If you have a private retirement system or a 401K, do you honestly believe that your Social Security benefits should be reduced by up to 60% and you be falsely accused of "double dipping"– especially after the Social Security system has been accepting your Earned Contributions for decades? Are we now going to be means tested, and if our government deems we have worked and earned “too much” during the course of our lives, than have our Earned Social Security Benefits reduced or completely eliminated? And how can you trust a government that changes the rules you’ve fairly played by just before you’re ready to retire?

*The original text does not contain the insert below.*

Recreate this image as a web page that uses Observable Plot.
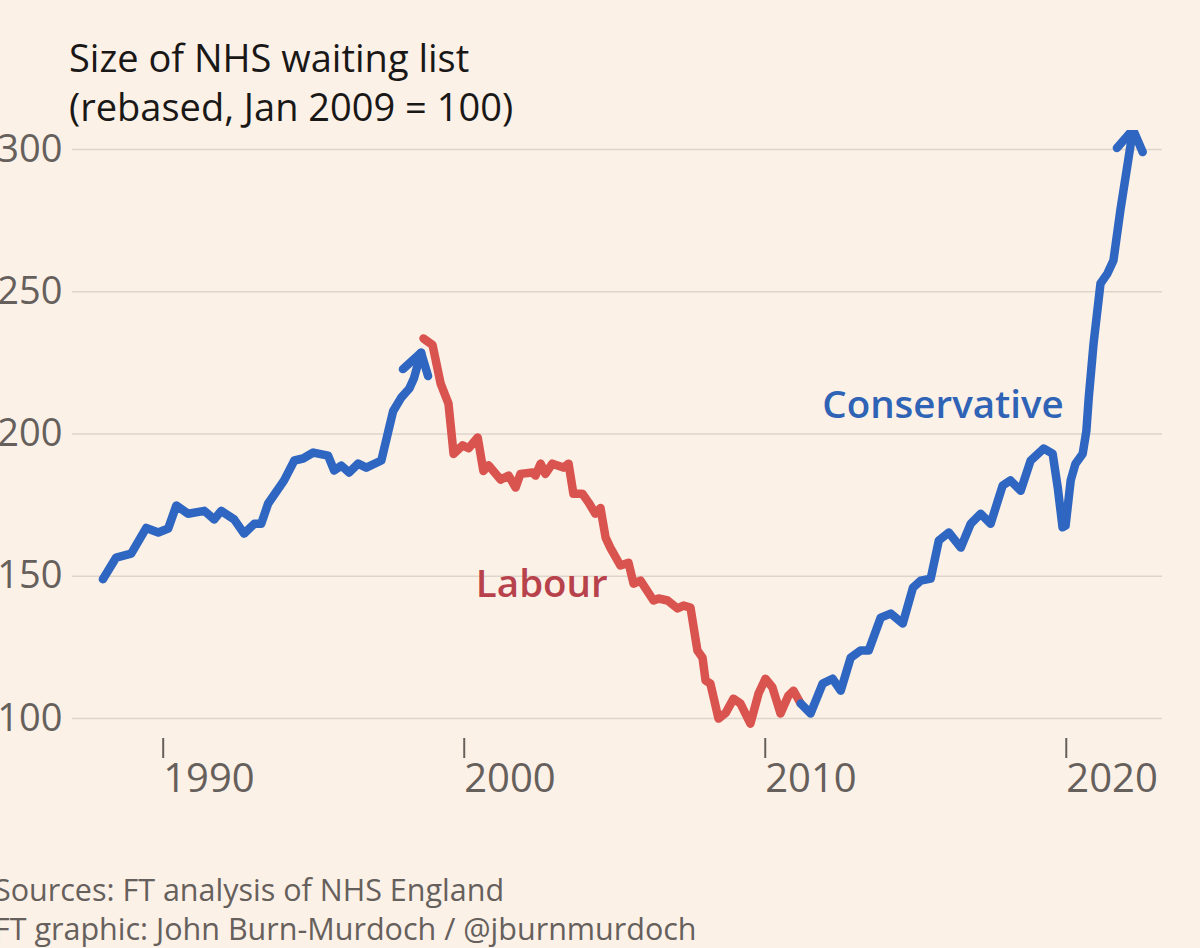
<!DOCTYPE html>
<html><head><meta charset="utf-8">
<script src="https://cdn.jsdelivr.net/npm/d3@7"></script>
<script src="https://cdn.jsdelivr.net/npm/@observablehq/plot@0.6"></script>
<style>
html,body{margin:0;padding:0;background:#fcf1e7;overflow:hidden;width:1200px;height:948px;}
#wrap{position:relative;width:1200px;height:948px;}
#title{position:absolute;left:69px;top:33px;font-family:"Open Sans",sans-serif;font-size:38px;line-height:49px;color:#1a1817;white-space:nowrap;}
#chart{position:absolute;left:0;top:130px;}
#foot{position:absolute;left:-6px;top:870px;font-family:"Open Sans",sans-serif;font-size:30.5px;line-height:39px;color:#66605c;white-space:nowrap;}
</style>
</head><body>
<div id="wrap">
  <div id="title">Size of NHS waiting list<br>(rebased, Jan 2009 = 100)</div>
  <div id="chart"></div>
  <div id="foot">Sources: FT analysis of NHS England<br>FT graphic: John Burn-Murdoch / @jburnmurdoch</div>
</div>
<script>
// Conservative, 1988–1998
const con1Year = [1988.03, 1988.47, 1988.97, 1989.47, 1989.87, 1990.2, 1990.47, 1990.86, 1991.4, 1991.73, 1991.96, 1992.39, 1992.72, 1993.06, 1993.29, 1993.52, 1994.05, 1994.39, 1994.68, 1995.02, 1995.51, 1995.71, 1995.95, 1996.21, 1996.51, 1996.78, 1997.28, 1997.67, 1997.94, 1998.21, 1998.36, 1998.6];
const con1Value = [149, 156.6, 158, 167, 165.4, 166.8, 174.9, 172, 173, 170, 173, 170, 165, 168.5, 168.5, 175.6, 183.7, 190.7, 191.4, 193.5, 192.4, 187.2, 188.9, 186.5, 189.6, 188.2, 190.7, 208, 212.8, 216, 219.5, 228.6];

// Labour
const labYear = [1998.68, 1998.98, 1999.25, 1999.51, 1999.68, 1999.98, 2000.18, 2000.48, 2000.67, 2000.84, 2001.24, 2001.51, 2001.74, 2001.9, 2002.3, 2002.4, 2002.57, 2002.73, 2002.96, 2003.33, 2003.5, 2003.66, 2003.96, 2004.16, 2004.39, 2004.56, 2004.73, 2004.89, 2005.22, 2005.49, 2005.66, 2005.89, 2006.32, 2006.49, 2006.79, 2007.12, 2007.32, 2007.55, 2007.78, 2007.95, 2008.05, 2008.21, 2008.48, 2008.72, 2008.98, 2009.21, 2009.54, 2009.81, 2010.04, 2010.27, 2010.54, 2010.8, 2010.97, 2011.21];
const labValue = [233.6, 231.3, 217.7, 210.7, 193, 196, 195, 198.8, 187, 189, 184, 185.4, 181.2, 186, 186.5, 185.4, 189.6, 186, 189.6, 188.2, 189.6, 179, 179, 176, 172, 174, 163.6, 160, 153.8, 154.8, 147.4, 148.5, 141.5, 142.2, 141.5, 138.7, 139.7, 139, 123.9, 121.4, 113.4, 112.3, 100, 102, 107, 105.3, 98.2, 108.8, 114, 111, 101.8, 108, 109.8, 105.3];

// Conservative, 2011–2022
const con2Year = [2011.21, 2011.54, 2011.94, 2012.27, 2012.54, 2012.87, 2013.2, 2013.47, 2013.87, 2014.2, 2014.6, 2014.94, 2015.2, 2015.53, 2015.8, 2016.13, 2016.53, 2016.86, 2017.19, 2017.52, 2017.92, 2018.18, 2018.52, 2018.85, 2019.28, 2019.58, 2019.75, 2019.91, 2020.01, 2020.18, 2020.34, 2020.58, 2020.7, 2020.78, 2020.94, 2021.17, 2021.4, 2021.6, 2021.83, 2022.25];
const con2Value = [105.3, 101.8, 112.3, 114, 109.8, 121.4, 123.9, 123.9, 135.5, 136.9, 133.4, 146, 148.5, 149.2, 162.6, 165.4, 160.1, 168.5, 172, 168.5, 181.9, 183.7, 180.1, 190.7, 194.9, 193.1, 181.2, 167.2, 167.8, 183.7, 189.6, 193.1, 201, 212.8, 231.8, 252.9, 256.4, 261, 278.6, 307];

const xTicks = [1990, 2000, 2010, 2020];
const yTicks = [100, 150, 200, 250, 300];

const partyNames = ["Labour", "Conservative"];

const toRows = (ys, vs) => ys.map((y, i) => ({year: y, value: vs[i]}));
const con1 = toRows(con1Year, con1Value);
const lab = toRows(labYear, labValue);
const con2 = toRows(con2Year, con2Value);

const blue = "#2e66c1";
const red = "#d9534f";

const chart = Plot.plot({
  width: 1200,
  height: 700,
  marginTop: 19,
  marginBottom: 92,
  marginLeft: 72,
  marginRight: 38,
  style: {background: "transparent", fontFamily: "'Open Sans', sans-serif"},
  x: {domain: [1987.02, 2023.23]},
  y: {domain: [93, 300]},
  marks: [
    Plot.gridY(yTicks, {stroke: "#ddd5cc", strokeOpacity: 1, strokeWidth: 1.5}),
    Plot.axisY(yTicks, {tickSize: 0, tickPadding: 10, fontSize: 38, color: "#66605c", label: null}),
    Plot.axisX(xTicks, {tickSize: 20, tickPadding: 5, textAnchor: "start", dx: 1, fontSize: 40, color: "#66605c", strokeWidth: 2, tickFormat: d => String(d), label: null}),
    Plot.line(lab, {x: "year", y: "value", stroke: red, strokeWidth: 8.5, strokeLinejoin: "round", strokeLinecap: "round"}),
    Plot.line(con1, {x: "year", y: "value", stroke: blue, strokeWidth: 8.5, strokeLinejoin: "round", strokeLinecap: "round", markerEnd: "arrow"}),
    Plot.line(con2, {x: "year", y: "value", stroke: blue, strokeWidth: 8.5, strokeLinejoin: "round", strokeLinecap: "round", markerEnd: "arrow"}),
    Plot.text([partyNames[0]], {x: 2000.42, y: 147, text: d => d, textAnchor: "start", fontSize: 38.5, fontWeight: 600, fill: "#b8424b"}),
    Plot.text([partyNames[1]], {x: 2019.95, y: 210, text: d => d, textAnchor: "end", fontSize: 38.5, fontWeight: 600, fill: "#2f63b5"})
  ]
});
// narrower arrowhead whose tip sits on the line's last point
d3.select(chart).selectAll("marker path").attr("d", "M-3.65,-2.3L0,0L-3.65,2.3");
document.getElementById("chart").appendChild(chart);
</script>
</body></html>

Our government's Social Security rules changes mid-stream have thrown many of our senior citizens into poverty. The average Social Security payment is around $1,100 per month but tens of thousands of retirees effected by Reagan's WEP & GPO laws earn far less than even $1000 per month because their EARNED benefits were unfairly reduced. Try living on that pittance in your "golden years."
Bills to repeal the WEP & GPO laws are never even voted on by our cowardly congress. That's because whenever a bill to repeal these unfair laws they are tied up in committee and never see the light of day. In other words, our congress plays games while seniors are forced into poverty by the hidden taxes known as WEP and GPO.

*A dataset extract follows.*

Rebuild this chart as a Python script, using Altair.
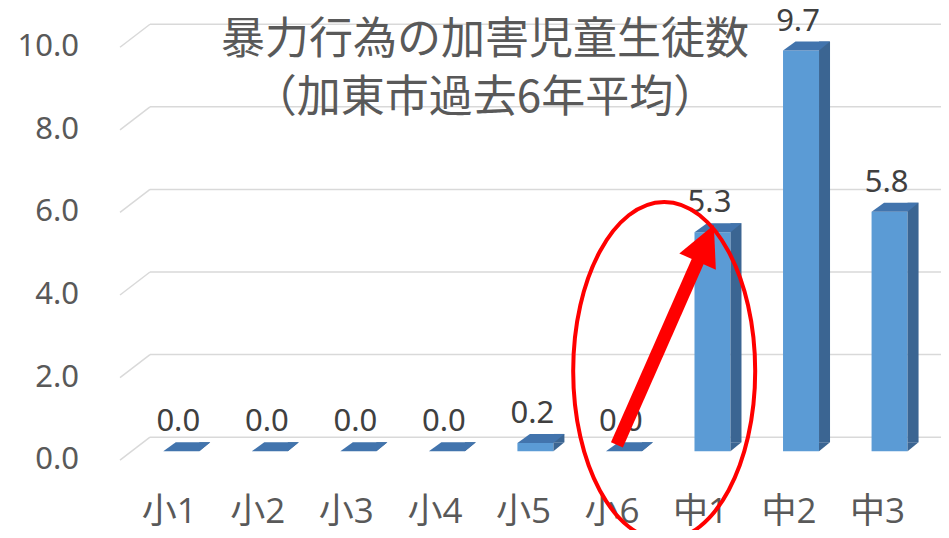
import altair as alt
import pandas as pd

# ---- data ----
categories = ["小1", "小2", "小3", "小4", "小5", "小6", "中1", "中2", "中3"]
values = [0.0, 0.0, 0.0, 0.0, 0.2, 0.0, 5.3, 9.7, 5.8]
tick_values = [0, 2, 4, 6, 8, 10]
title_lines = ["暴力行為の加害児童生徒数", "（加東市過去6年平均）"]

# annotation (in data units: category index, value)
ellipse_center = [5.59, 2.16]
arrow_start = [5.056, 0.369]
arrow_head = [6.059, 5.253]
arrow_angle = 24

# ---- style ----
W, H = 821, 522
FRONT = "#5b9bd5"
TOP = "#4274ad"
SIDE = "#3b6592"
GRID = "#d9d9d9"
RED = "#ff0000"

xs = alt.Scale(domain=[-0.5, 8.66], nice=False, zero=False)
ys = alt.Scale(domain=[-1.69, 10.95], nice=False, zero=False)

bars = pd.DataFrame({"i": list(range(len(categories))), "cat": categories, "v": values,
                     "base": [0.0] * len(values)})
grid = pd.DataFrame({"v": tick_values})

X = alt.X("i:Q", scale=xs, axis=None)
Y = alt.Y("v:Q", scale=ys, axis=None)

TOP_SHAPE = "M-1,0.1915L0.5319,0.1915L1,-0.1915L-0.4681,-0.1915Z"
TRI_SHAPE = "M-1,-0.818L1,-0.818L-1,0.818Z"
ELLIPSE = ("M0.5385,0C0.5385,0.5523,0.2974,1,0,1C-0.2974,1,-0.5385,0.5523,-0.5385,0"
           "C-0.5385,-0.5523,-0.2974,-1,0,-1C0.2974,-1,0.5385,-0.5523,0.5385,0Z")
HEAD = "M0,-1L1,1L-1,1Z"

grid_back = alt.Chart(grid).mark_rule(color=GRID, strokeWidth=1.5, yOffset=-23).encode(
    x=alt.value(30), x2=alt.value(W), y=Y)
grid_side = alt.Chart(grid).mark_rule(color=GRID, strokeWidth=1.5, y2Offset=-23).encode(
    x=alt.value(0), x2=alt.value(30), y=Y, y2="v:Q")
ylabels = alt.Chart(grid).mark_text(align="right", baseline="middle", font="Noto Sans",
                                    fontSize=31, color="#595959").encode(
    x=alt.value(-41), y=Y, text=alt.Text("v:Q", format=".1f"))

front = alt.Chart(bars).mark_bar(size=36, color=FRONT, xOffset=12, yOffset=-9, y2Offset=-9).encode(
    x=X, y=Y, y2="base:Q")
side = alt.Chart(bars).mark_bar(size=11, color=SIDE, xOffset=35.5, yOffset=-18, y2Offset=-18).encode(
    x=X, y=Y, y2="base:Q")
tri = alt.Chart(bars).mark_point(shape=TRI_SHAPE, size=121, filled=True, color=SIDE, opacity=1,
                                 strokeWidth=0, xOffset=35.5, yOffset=-13.5).encode(
    x=X, y=alt.Y("base:Q", scale=ys, axis=None))
top = alt.Chart(bars).mark_point(shape=TOP_SHAPE, size=2209, filled=True, color=TOP, opacity=1,
                                 strokeWidth=0, xOffset=17.5, yOffset=-13.5).encode(x=X, y=Y)

dlabels = alt.Chart(bars).mark_text(font="Noto Sans", fontSize=31, color="#404040",
                                    dx=9, dy=-29, baseline="alphabetic").encode(
    x=X, y=Y, text=alt.Text("v:Q", format=".1f"))
clabels = alt.Chart(bars).mark_text(font="Open Sans, Noto Sans CJK JP", fontSize=35, color="#595959",
                                    baseline="alphabetic").encode(
    x=X, y=alt.value(515), text="cat:N")

titles = pd.DataFrame({"t": title_lines, "row": [0, 1]})
t1 = alt.Chart(titles).transform_filter("datum.row == 0").mark_text(
    font="Noto Sans CJK JP", fontSize=44, color="#595959", baseline="middle").encode(
    x=alt.value(365), y=alt.value(33), text="t:N")
t2 = alt.Chart(titles).transform_filter("datum.row == 1").mark_text(
    font="Noto Sans CJK JP", fontSize=44, color="#595959", baseline="middle").encode(
    x=alt.value(365), y=alt.value(91), text="t:N")

ann_e = pd.DataFrame({"x": [ellipse_center[0]], "y": [ellipse_center[1]]})
ann_a = pd.DataFrame({"x": [arrow_start[0]], "y": [arrow_start[1]],
                      "x2": [arrow_head[0]], "y2": [arrow_head[1]]})
ann_h = pd.DataFrame({"x": [arrow_head[0]], "y": [arrow_head[1]]})
AX = alt.X("x:Q", scale=xs, axis=None)
AY = alt.Y("y:Q", scale=ys, axis=None)

ell = alt.Chart(ann_e).mark_point(shape=ELLIPSE, size=114244, filled=False, color=RED,
                                  strokeWidth=4, opacity=1).encode(x=AX, y=AY)
shaft = alt.Chart(ann_a).mark_rule(color=RED, strokeWidth=13).encode(x=AX, y=AY, x2="x2:Q", y2="y2:Q")
head = alt.Chart(ann_h).mark_point(shape=HEAD, size=1600, filled=True, color=RED, opacity=1,
                                   strokeWidth=0, angle=arrow_angle).encode(x=AX, y=AY)

chart = alt.layer(
    grid_back, grid_side, ylabels, front, side, tri, top, dlabels, clabels, t1, t2, ell, shaft, head
).properties(
    width=W, height=H,
    padding={"left": 112, "top": 0, "right": 0, "bottom": 0},
    autosize=alt.AutoSizeParams(type="none"),
    background="white",
).configure_view(stroke=None)

chart.save("out.html", embed_options={"renderer": "svg", "actions": False})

Our congress people are now whining that they can't live on their $174,000 per year salaries, yet they have no trouble sleeping at nights when America's senior citizens can't buy food or medicine due to our nation's corrupt Social Security laws. We can’t afford to pay seniors the benefits that they actually EARNED but we can afford to give away billions to foreign banks and squander over FOUR TRILLION DOLLARS in Iraq and Afghanistan.
Let's look at the real causes of our nation's debt and quit blaming the Social Security system for our out of control military spending, bank bailouts and foreign aid.
So, if I still work at age 65, and lose my job, I shouldn't be eligible for unemployment? If so then why do they continue to collect the charge from my employer? If the government would stop collecting this fee it would save employers millions! Just think all of those over 65 would be desirable to employers!
WHAT A LOAD OF CRAP!!! Those 65 and over worked for 45, or more, years and were forced to pay into their Social Security! There should not be ANY restrictions on it when they draw it out!
The problems we are now facing on Social Security were caused by CONGRESS! THEY got their greedy hands on the money and used it to buy votes!! They gave it out to those who did NOT work and pay into it -- in fact many are not even legal citizens! Now, it's time to pay the piper and -- Surprise - they want to lay the blame on everyone else.
I worked for over 36 years on a steel shop. A company from baltimore bought the company and let everybody go for about two years. After all that time they call everybody back to work
but we had to take a 40% pay cut and contribute more that $80.00 dollars a month toward the
health benefits, in other words we will be working for just about $8.00 an hour. After i was
making over $20.00 dollars an hour i rather decided to retire and took my steel worker pension at 60. Now i pay for my health insurance and relax until i qualify for my social security and medicare.. God Bless America....
America would be more prosperous if we had more incentives to work and fewer incentives not to work.